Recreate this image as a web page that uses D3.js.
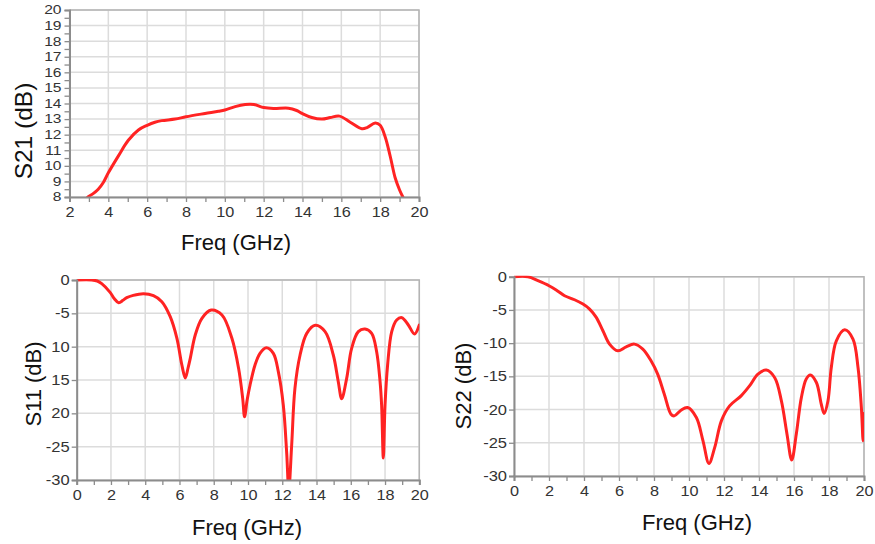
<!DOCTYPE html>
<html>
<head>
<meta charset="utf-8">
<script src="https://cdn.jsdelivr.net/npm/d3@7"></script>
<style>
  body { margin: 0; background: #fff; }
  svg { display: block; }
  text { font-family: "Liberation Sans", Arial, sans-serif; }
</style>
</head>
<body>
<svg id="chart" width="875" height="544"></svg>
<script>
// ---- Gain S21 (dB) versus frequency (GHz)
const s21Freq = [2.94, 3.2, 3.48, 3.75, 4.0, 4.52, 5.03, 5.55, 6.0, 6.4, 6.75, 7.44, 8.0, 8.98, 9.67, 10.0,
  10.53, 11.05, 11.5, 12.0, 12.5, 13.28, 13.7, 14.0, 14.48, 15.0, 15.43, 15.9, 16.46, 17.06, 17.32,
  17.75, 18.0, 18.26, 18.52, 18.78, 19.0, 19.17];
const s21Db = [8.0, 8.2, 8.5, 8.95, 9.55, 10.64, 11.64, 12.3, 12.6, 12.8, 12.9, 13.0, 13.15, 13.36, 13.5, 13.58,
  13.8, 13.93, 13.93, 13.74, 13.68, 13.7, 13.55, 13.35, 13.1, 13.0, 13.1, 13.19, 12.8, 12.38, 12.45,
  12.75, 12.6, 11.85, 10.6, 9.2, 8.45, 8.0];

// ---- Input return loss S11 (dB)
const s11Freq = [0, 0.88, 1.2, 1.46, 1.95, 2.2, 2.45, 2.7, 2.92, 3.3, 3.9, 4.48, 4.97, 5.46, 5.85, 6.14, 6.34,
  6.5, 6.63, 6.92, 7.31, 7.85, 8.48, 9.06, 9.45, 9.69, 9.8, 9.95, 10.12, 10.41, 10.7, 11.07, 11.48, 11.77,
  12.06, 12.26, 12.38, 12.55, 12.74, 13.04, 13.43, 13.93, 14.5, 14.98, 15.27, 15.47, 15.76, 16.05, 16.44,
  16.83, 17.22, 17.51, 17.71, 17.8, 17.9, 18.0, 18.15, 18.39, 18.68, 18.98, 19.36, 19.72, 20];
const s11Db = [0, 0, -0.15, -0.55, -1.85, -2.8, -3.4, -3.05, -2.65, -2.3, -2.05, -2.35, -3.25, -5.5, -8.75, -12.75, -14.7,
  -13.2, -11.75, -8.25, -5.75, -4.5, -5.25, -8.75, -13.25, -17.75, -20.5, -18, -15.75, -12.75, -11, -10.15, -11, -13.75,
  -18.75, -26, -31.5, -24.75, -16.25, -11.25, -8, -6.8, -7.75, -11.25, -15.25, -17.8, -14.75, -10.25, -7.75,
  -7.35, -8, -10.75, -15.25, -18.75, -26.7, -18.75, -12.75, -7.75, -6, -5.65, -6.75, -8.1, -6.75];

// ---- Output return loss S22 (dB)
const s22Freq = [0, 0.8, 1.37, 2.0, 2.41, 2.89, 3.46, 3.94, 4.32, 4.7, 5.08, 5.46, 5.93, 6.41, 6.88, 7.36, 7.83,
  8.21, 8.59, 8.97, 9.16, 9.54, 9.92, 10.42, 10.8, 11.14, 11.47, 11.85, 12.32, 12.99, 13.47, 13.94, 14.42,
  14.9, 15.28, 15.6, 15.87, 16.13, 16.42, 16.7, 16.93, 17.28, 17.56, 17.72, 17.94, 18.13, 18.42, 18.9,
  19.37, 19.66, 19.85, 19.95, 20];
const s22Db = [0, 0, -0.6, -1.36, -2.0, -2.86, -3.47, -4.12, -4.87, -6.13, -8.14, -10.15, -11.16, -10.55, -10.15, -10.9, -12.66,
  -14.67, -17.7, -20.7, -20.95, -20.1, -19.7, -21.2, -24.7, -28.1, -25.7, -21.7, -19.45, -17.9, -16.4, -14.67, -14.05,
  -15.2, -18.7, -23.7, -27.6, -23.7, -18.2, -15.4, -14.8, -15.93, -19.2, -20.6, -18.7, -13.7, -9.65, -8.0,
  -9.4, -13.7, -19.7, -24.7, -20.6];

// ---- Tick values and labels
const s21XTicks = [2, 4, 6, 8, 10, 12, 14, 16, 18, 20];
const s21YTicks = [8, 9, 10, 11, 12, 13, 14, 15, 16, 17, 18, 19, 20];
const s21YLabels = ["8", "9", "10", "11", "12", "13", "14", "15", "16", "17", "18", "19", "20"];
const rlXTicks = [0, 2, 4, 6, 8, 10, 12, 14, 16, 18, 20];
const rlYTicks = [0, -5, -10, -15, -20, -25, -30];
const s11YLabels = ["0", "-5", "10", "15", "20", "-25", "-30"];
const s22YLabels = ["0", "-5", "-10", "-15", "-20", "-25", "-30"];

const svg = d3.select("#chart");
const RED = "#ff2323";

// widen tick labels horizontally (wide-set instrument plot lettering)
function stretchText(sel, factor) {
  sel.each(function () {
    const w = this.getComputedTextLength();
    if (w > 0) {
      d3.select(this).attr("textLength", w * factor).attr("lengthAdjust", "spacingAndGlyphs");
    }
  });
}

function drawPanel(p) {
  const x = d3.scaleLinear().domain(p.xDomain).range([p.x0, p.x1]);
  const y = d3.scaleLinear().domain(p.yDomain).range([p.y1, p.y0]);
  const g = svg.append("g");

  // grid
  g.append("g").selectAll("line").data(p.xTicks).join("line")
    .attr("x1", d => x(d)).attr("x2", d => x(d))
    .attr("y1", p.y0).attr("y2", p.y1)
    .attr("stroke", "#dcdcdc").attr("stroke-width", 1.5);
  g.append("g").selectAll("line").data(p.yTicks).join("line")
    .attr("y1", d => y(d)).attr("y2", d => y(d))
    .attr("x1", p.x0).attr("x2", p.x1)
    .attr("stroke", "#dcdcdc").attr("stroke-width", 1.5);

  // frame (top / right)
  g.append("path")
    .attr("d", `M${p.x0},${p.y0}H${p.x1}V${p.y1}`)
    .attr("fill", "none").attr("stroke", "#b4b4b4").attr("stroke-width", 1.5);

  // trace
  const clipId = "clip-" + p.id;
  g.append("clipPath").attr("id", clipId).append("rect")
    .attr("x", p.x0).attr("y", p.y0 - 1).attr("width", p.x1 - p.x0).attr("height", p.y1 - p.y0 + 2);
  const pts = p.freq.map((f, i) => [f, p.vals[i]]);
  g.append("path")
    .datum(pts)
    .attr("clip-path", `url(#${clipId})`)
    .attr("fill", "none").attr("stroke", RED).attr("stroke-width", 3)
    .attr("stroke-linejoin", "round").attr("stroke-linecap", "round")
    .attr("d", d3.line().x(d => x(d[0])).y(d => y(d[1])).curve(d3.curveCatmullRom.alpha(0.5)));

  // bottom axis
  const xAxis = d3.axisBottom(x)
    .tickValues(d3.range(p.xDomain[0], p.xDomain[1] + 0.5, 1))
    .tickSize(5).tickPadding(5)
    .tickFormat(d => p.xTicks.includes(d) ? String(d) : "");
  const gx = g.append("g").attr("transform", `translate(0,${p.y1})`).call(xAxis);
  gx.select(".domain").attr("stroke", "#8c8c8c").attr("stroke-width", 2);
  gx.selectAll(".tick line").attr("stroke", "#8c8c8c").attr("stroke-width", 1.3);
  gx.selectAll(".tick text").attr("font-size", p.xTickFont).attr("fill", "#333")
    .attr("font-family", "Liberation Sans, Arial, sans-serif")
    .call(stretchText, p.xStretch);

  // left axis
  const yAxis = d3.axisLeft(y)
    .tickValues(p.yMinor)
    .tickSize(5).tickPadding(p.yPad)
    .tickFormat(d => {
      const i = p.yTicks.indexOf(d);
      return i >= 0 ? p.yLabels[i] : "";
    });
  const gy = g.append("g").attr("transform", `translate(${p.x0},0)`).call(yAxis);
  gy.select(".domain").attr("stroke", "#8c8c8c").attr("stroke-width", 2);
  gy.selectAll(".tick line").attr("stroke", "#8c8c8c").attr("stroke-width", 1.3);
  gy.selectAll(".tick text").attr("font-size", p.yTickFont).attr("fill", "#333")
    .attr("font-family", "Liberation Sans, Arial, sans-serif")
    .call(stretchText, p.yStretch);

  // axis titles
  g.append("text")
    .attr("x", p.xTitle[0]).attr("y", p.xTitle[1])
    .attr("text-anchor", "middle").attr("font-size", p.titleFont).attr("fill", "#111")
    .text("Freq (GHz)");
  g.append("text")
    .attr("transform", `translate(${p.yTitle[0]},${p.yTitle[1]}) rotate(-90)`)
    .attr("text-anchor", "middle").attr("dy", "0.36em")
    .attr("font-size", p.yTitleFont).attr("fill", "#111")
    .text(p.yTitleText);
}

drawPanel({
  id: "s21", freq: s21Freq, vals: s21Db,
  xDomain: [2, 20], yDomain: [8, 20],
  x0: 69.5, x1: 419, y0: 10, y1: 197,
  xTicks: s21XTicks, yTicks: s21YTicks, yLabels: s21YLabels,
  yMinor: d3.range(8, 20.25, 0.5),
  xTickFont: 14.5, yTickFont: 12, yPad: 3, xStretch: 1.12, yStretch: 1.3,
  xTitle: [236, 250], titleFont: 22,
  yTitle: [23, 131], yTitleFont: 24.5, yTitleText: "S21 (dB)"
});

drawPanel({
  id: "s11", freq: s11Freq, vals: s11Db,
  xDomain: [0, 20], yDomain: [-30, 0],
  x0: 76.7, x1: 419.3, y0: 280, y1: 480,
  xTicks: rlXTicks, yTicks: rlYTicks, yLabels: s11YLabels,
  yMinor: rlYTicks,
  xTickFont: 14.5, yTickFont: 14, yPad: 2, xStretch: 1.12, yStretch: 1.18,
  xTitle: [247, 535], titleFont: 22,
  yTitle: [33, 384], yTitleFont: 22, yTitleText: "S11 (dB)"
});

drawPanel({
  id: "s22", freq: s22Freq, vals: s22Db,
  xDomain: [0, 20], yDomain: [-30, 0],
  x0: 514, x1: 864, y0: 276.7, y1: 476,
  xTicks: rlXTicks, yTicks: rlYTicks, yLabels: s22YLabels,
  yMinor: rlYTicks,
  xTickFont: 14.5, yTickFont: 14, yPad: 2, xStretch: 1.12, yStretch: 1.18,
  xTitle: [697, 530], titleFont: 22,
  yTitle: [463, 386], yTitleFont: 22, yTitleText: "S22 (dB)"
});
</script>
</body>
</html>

------------------------------------------------

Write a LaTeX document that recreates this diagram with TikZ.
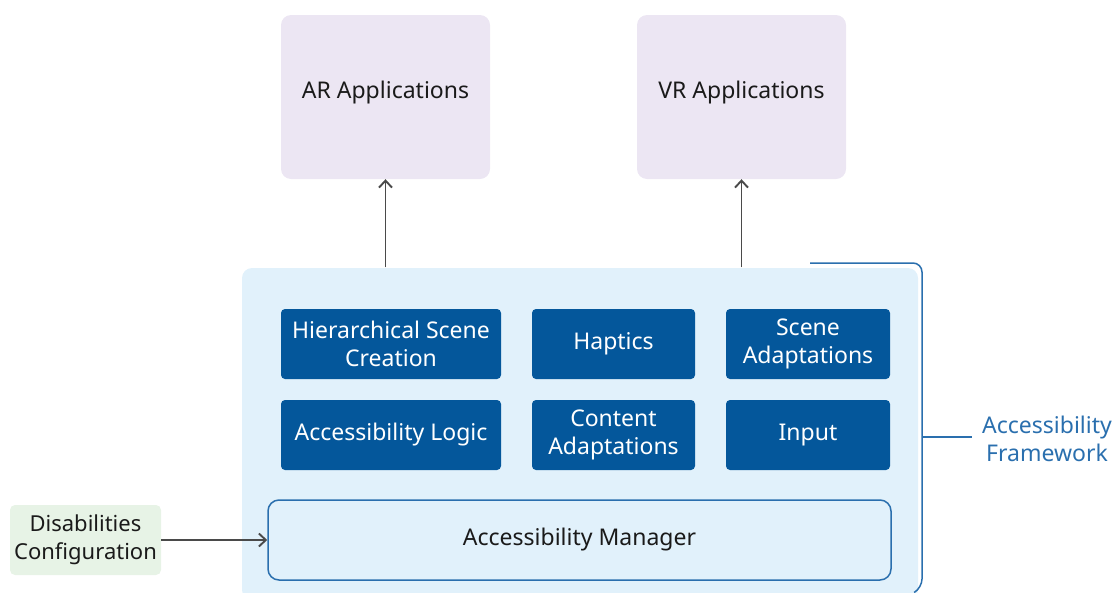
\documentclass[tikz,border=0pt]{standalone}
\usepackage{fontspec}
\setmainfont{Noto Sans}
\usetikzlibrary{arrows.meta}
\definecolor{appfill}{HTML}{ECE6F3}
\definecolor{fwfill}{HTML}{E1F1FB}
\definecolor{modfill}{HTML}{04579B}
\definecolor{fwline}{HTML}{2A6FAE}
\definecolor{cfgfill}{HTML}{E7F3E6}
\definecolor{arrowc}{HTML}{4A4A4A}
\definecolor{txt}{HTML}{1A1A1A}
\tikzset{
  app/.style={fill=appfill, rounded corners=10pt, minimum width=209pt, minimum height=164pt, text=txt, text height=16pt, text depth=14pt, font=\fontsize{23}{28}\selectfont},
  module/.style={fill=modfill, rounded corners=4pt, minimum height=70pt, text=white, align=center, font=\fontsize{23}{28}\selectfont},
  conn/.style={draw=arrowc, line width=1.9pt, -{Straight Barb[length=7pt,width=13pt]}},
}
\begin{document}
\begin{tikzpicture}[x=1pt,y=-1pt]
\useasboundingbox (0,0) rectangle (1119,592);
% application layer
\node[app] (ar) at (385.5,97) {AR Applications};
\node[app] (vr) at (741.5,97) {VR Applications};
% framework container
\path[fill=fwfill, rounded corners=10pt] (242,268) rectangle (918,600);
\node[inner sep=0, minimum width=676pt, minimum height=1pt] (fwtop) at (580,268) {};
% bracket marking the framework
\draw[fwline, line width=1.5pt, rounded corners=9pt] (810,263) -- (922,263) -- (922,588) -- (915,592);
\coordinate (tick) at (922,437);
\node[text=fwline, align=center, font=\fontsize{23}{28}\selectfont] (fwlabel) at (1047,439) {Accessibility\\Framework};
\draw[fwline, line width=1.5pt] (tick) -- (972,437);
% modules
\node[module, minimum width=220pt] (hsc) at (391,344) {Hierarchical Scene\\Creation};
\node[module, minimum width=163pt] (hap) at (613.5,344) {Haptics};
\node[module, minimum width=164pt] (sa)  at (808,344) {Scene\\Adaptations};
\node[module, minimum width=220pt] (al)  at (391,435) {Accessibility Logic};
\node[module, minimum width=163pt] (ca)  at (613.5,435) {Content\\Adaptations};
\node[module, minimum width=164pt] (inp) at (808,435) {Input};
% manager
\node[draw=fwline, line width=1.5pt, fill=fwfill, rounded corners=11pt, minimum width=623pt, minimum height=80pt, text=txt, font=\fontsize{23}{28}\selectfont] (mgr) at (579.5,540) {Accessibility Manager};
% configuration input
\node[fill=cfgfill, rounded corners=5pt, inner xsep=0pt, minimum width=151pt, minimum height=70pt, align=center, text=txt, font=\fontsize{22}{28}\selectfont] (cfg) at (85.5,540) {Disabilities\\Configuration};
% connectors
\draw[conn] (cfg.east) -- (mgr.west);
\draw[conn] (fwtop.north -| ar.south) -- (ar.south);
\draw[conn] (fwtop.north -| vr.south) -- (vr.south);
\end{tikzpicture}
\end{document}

------------------------------------------------

> [Problem statement]: Include both the line containing "Recreate this image" and the line containing "-6.75, -8.1, -6.75];" when you write out everything between them, exactly. Leave the pictures out.

> [Solved problem]:
Recreate this image as a web page that uses D3.js.
<!DOCTYPE html>
<html>
<head>
<meta charset="utf-8">
<script src="https://cdn.jsdelivr.net/npm/d3@7"></script>
<style>
  body { margin: 0; background: #fff; }
  svg { display: block; }
  text { font-family: "Liberation Sans", Arial, sans-serif; }
</style>
</head>
<body>
<svg id="chart" width="875" height="544"></svg>
<script>
// ---- Gain S21 (dB) versus frequency (GHz)
const s21Freq = [2.94, 3.2, 3.48, 3.75, 4.0, 4.52, 5.03, 5.55, 6.0, 6.4, 6.75, 7.44, 8.0, 8.98, 9.67, 10.0,
  10.53, 11.05, 11.5, 12.0, 12.5, 13.28, 13.7, 14.0, 14.48, 15.0, 15.43, 15.9, 16.46, 17.06, 17.32,
  17.75, 18.0, 18.26, 18.52, 18.78, 19.0, 19.17];
const s21Db = [8.0, 8.2, 8.5, 8.95, 9.55, 10.64, 11.64, 12.3, 12.6, 12.8, 12.9, 13.0, 13.15, 13.36, 13.5, 13.58,
  13.8, 13.93, 13.93, 13.74, 13.68, 13.7, 13.55, 13.35, 13.1, 13.0, 13.1, 13.19, 12.8, 12.38, 12.45,
  12.75, 12.6, 11.85, 10.6, 9.2, 8.45, 8.0];

// ---- Input return loss S11 (dB)
const s11Freq = [0, 0.88, 1.2, 1.46, 1.95, 2.2, 2.45, 2.7, 2.92, 3.3, 3.9, 4.48, 4.97, 5.46, 5.85, 6.14, 6.34,
  6.5, 6.63, 6.92, 7.31, 7.85, 8.48, 9.06, 9.45, 9.69, 9.8, 9.95, 10.12, 10.41, 10.7, 11.07, 11.48, 11.77,
  12.06, 12.26, 12.38, 12.55, 12.74, 13.04, 13.43, 13.93, 14.5, 14.98, 15.27, 15.47, 15.76, 16.05, 16.44,
  16.83, 17.22, 17.51, 17.71, 17.8, 17.9, 18.0, 18.15, 18.39, 18.68, 18.98, 19.36, 19.72, 20];
const s11Db = [0, 0, -0.15, -0.55, -1.85, -2.8, -3.4, -3.05, -2.65, -2.3, -2.05, -2.35, -3.25, -5.5, -8.75, -12.75, -14.7,
  -13.2, -11.75, -8.25, -5.75, -4.5, -5.25, -8.75, -13.25, -17.75, -20.5, -18, -15.75, -12.75, -11, -10.15, -11, -13.75,
  -18.75, -26, -31.5, -24.75, -16.25, -11.25, -8, -6.8, -7.75, -11.25, -15.25, -17.8, -14.75, -10.25, -7.75,
  -7.35, -8, -10.75, -15.25, -18.75, -26.7, -18.75, -12.75, -7.75, -6, -5.65, -6.75, -8.1, -6.75];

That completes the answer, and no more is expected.